Etienne is traveling all over helping wherever he is needed. Working yesterday with an organization that has a helicopter, they rescued 23 injured people from a mountain village on Pik Macaya*, the second-highest mountain in Haiti. 18 other people from the village perished from injuries and lack of food and water. Between the earthquake, torrential rains, and aftershocks, there have been many landslides and they continue to occur.
Today Etienne is in Les Anglais where 25 people were killed, 20 in the collapse of the Catholic church’s steeple. The Baptist church is in pretty good shape, with some cracking, especially in the pastors’ residence. The pastor and his wife have been sleeping in one of the school buildings (rebuilt after Hurricane Matthew and presumed to be stronger than the older building they usually live in) because of the aftershocks.
In Bwa Picon, a very remote village on a steep slope where Etienne and his agents and students have done prior work installing new roofs after the hurricane, most of the crops were lost in the rain and landslides. Many of the homes still stand, but the people lack food.
15 people died in Chardonnieres, bringing the total deaths counted so far in the seven communities at the center of our work to about 40 or 50. Les Anglais is the largest of them, but has very few structures higher than one story. That is why fewer people were killed by collapsing buildings in this area than in cities like Les Cayes.
Earlier, Etienne went to the northern coast of Haiti’s southwest arm to help evacuate people from Pestel to Jeremie. The roads were wiped out by a landslide so people making the trek had to walk single-file over treacherous terrain. The photo in our August 17th post, with Etienne carrying a man with a broken leg, was taken on this journey.
The well in Boco and the recently-rebuilt Lagoon well that serves the community on the SW edge of Les Anglais are both gone.
The Haiti Ap Grandi Board of Directors is prioritizing safe water and food for immediate relief funding as soon as possible. We are immensely grateful to all who have donated to Haiti Ap Grandi for this first wave of assistance and for the massive relief and recovery needs that we will support. We recently sent funds to cover the salaries of Etienne’s agronomy agents for the rest of this year. They are helping with relief efforts now and will play a big role in helping farmers to get new crops into the ground and reestablish their livestock herds.

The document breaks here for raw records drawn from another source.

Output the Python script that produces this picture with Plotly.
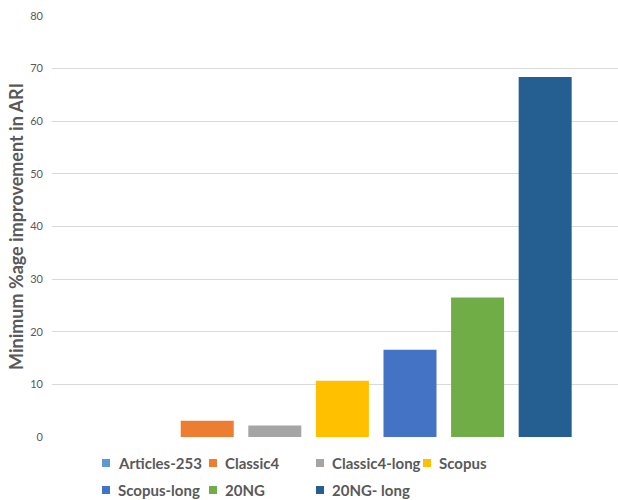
import plotly.graph_objects as go

# Minimum percentage improvement in ARI per dataset
datasets = ["Articles-253", "Classic4", "Classic4-long", "Scopus",
            "Scopus-long", "20NG", "20NG- long"]
improvement = [0.0, 3.1, 2.2, 10.7, 16.6, 26.5, 68.4]
colors = ["#5B9BD5", "#ED7D31", "#A5A5A5", "#FFC000",
          "#4472C4", "#70AD47", "#255E91"]
y_ticks = [0, 10, 20, 30, 40, 50, 60, 70, 80]

TEXT = "#595959"
FONT = "Lato"
W, H = 618, 500
M_L, M_R, M_T, M_B = 52, 0, 16, 63
PLOT_W = W - M_L - M_R
PLOT_H = H - M_T - M_B


def px_x(x):
    """Pixel column -> paper x."""
    return (x - M_L) / PLOT_W


def px_y(y):
    """Pixel row (from top) -> paper y."""
    return (H - M_B - y) / PLOT_H


fig = go.Figure()
for name, val, col in zip(datasets, improvement, colors):
    fig.add_trace(go.Bar(
        x=[""], y=[val], name=name,
        marker=dict(color=col, line=dict(width=0)),
        hovertemplate=f"{name}: %{{y}}<extra></extra>",
    ))

# Legend laid out as a four-column grid under the plot
col_left = [102, 209, 316, 423]
row_mid = [463, 490]
sq = 8
for i, (name, col) in enumerate(zip(datasets, colors)):
    r, c = divmod(i, 4)
    x0, yc = col_left[c], row_mid[r]
    fig.add_shape(type="rect", xref="paper", yref="paper",
                  x0=px_x(x0), x1=px_x(x0 + sq),
                  y0=px_y(yc + sq / 2), y1=px_y(yc - sq / 2),
                  fillcolor=col, line=dict(width=0))
    fig.add_annotation(xref="paper", yref="paper",
                       x=px_x(x0 + 14), y=px_y(yc),
                       xanchor="left", yanchor="middle",
                       text=f"<b>{name}</b>", showarrow=False,
                       font=dict(family=FONT, size=15, color=TEXT))

fig.update_layout(
    width=W, height=H,
    margin=dict(l=M_L, r=M_R, t=M_T, b=M_B),
    paper_bgcolor="white", plot_bgcolor="white",
    barmode="group", bargap=0.2, bargroupgap=0.216,
    showlegend=False,
    font=dict(family=FONT, color=TEXT),
    xaxis=dict(showticklabels=False, showgrid=False, zeroline=False,
               showline=False, range=[-0.491, 0.466], fixedrange=True),
    yaxis=dict(
        range=[0, 80], tickvals=y_ticks,
        showgrid=True, gridcolor="#D9D9D9", gridwidth=1,
        zeroline=False, showline=False,
        tickfont=dict(family=FONT, size=11, color=TEXT),
        ticks="", ticklabelstandoff=8,
        title=dict(text="Minimum %age improvement in ARI",
                   font=dict(family=FONT, size=18, color=TEXT, weight="bold"),
                   standoff=1),
    ),
)

fig.write_html("out.html")
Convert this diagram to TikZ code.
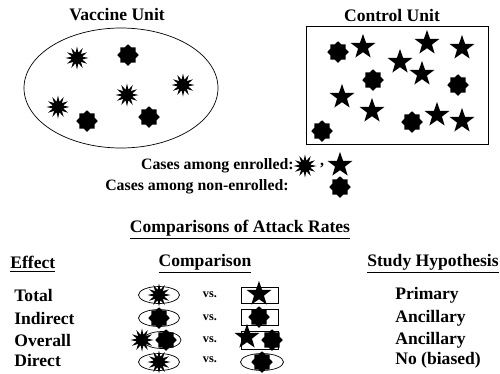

The mask-collection project that began prior to the earthquake is nearly finished. 1300 masks have already been sent and 640 more will be on their way this week to try to decrease the spread of Covid among people crowded together as a result of the earthquake.
* Pik Macaya (from Wikipedia.org): Pic Macaya National Park (French: Parc National Pic Macaya) is one of two national parks of the Republic of Haiti. It is located in the country’s southern peninsula, within the Massif de la Hotte. Featuring the country’s last stand of virgin cloud forest, it encompasses more than 8,000 hectares. Elevations in the rugged park reach a maximum height of 2,347 meters (7,700 feet) above sea level at Pic Macaya (Macaya Peak), the second highest point in Haiti behind Pic la Selle. A majority of the park is composed of two tall peaks: Pic Macaya and Pic Formon.